Pour la première fois depuis plus de six mois, l’Ouganda a rouvert plusieurs postes-frontières avec la République démocratique du Congo (RDC), notamment ceux de Bunagana, Ishasha et Busanza. Ces points de passage, fermés pour des raisons sécuritaires, se trouvent à proximité de zones occupées par les rebelles du Mouvement du 23 mars (M23), encore actifs dans la région du Nord-Kivu.
Ces frontières, situées dans l’est de la RDC, sont cruciales pour les échanges commerciaux et la circulation des personnes entre les deux pays. Leur fermeture, intervenue en janvier dernier, avait été justifiée par la montée des tensions liées à la présence persistante du M23, qui contrôle toujours plusieurs localités dans le Rutshuru. En rouvrant ces points, Kampala semble vouloir apaiser les tensions régionales, sans pour autant annoncer de retrait militaire ou d’évolution sur le terrain congolais.
Depuis sa résurgence en 2021, le M23, soutenu selon Kinshasa par le Rwanda, occupe plusieurs territoires stratégiques dans l’est congolais, provoquant le déplacement de centaines de milliers de civils. L’Ouganda, tout en niant tout soutien direct au groupe, a renforcé sa coopération militaire avec la RDC dans le cadre des opérations conjointes contre les ADF (Forces démocratiques alliées), autre groupe armé opérant dans la région. Cette réouverture intervient alors que les tensions diplomatiques entre la RDC et ses voisins restent vives.
La décision ougandaise semble motivée à la fois par la nécessité de relancer les échanges transfrontaliers et par la volonté de stabiliser les zones frontalières.
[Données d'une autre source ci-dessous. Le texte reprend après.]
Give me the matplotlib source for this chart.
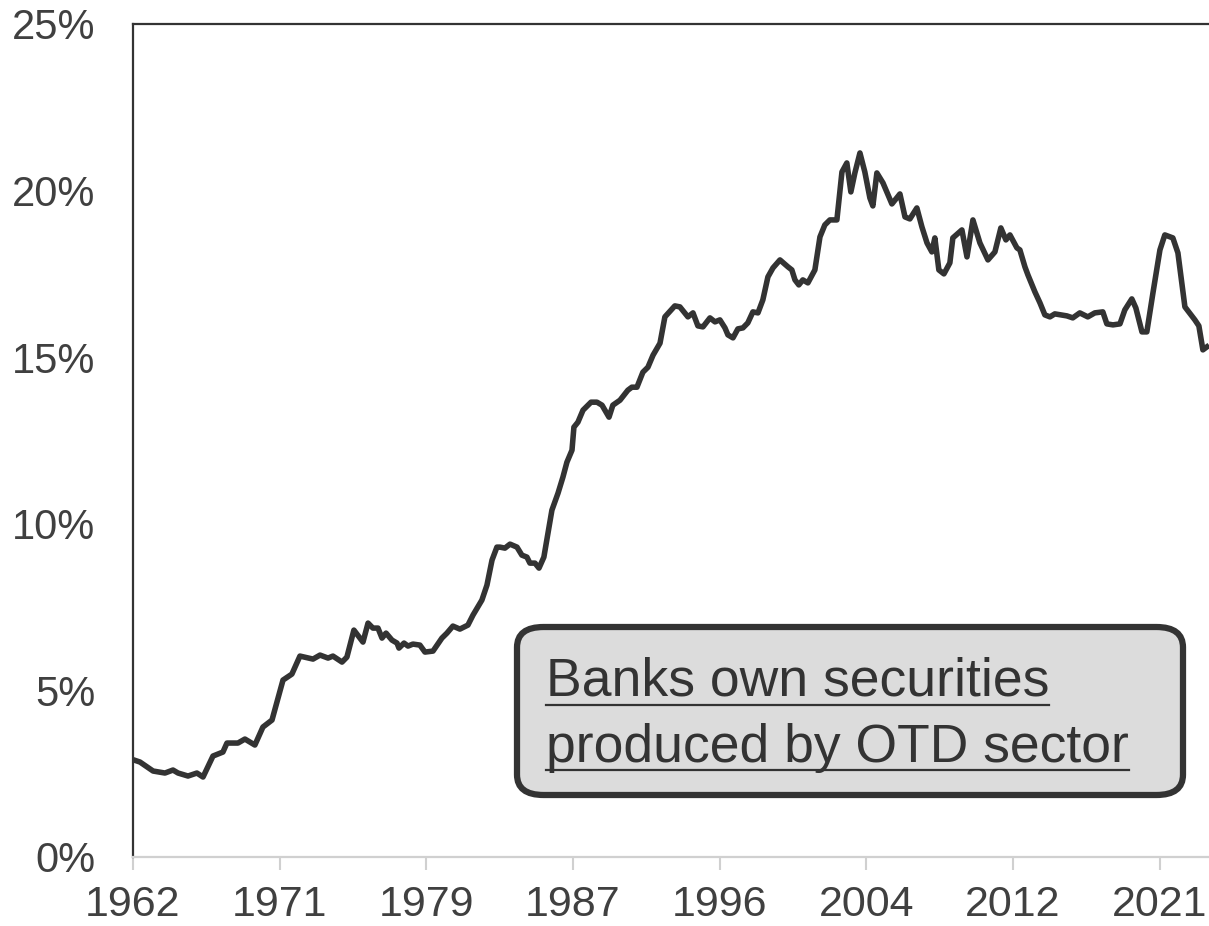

Les commerçants locaux et les populations riveraines, lourdement affectés par la fermeture des postes, ont accueilli cette annonce avec soulagement. Reste à savoir si cette ouverture sera durable, compte tenu de l’instabilité persistante dans le Rutshuru.
À Kinshasa, l’annonce n’a pas été officiellement commentée. Mais sur le terrain, des responsables locaux congolais s’interrogent sur le timing de la décision ougandaise, alors que la situation militaire n’a pas significativement évolué. Certains y voient une mesure unilatérale, sans véritable coordination avec les autorités congolaises, ce qui pourrait compliquer davantage la gestion du conflit dans cette région déjà fragmentée.
La réouverture des postes-frontières pourrait s’inscrire dans une stratégie ougandaise de normalisation progressive de ses relations avec la RDC, en dépit de la complexité du dossier sécuritaire. Elle pourrait aussi répondre à des logiques internes, Kampala étant soucieuse de réduire l’impact économique de la fermeture prolongée de ces points de passage. Mais sans solution politique à la crise du M23, cette initiative restera fragile.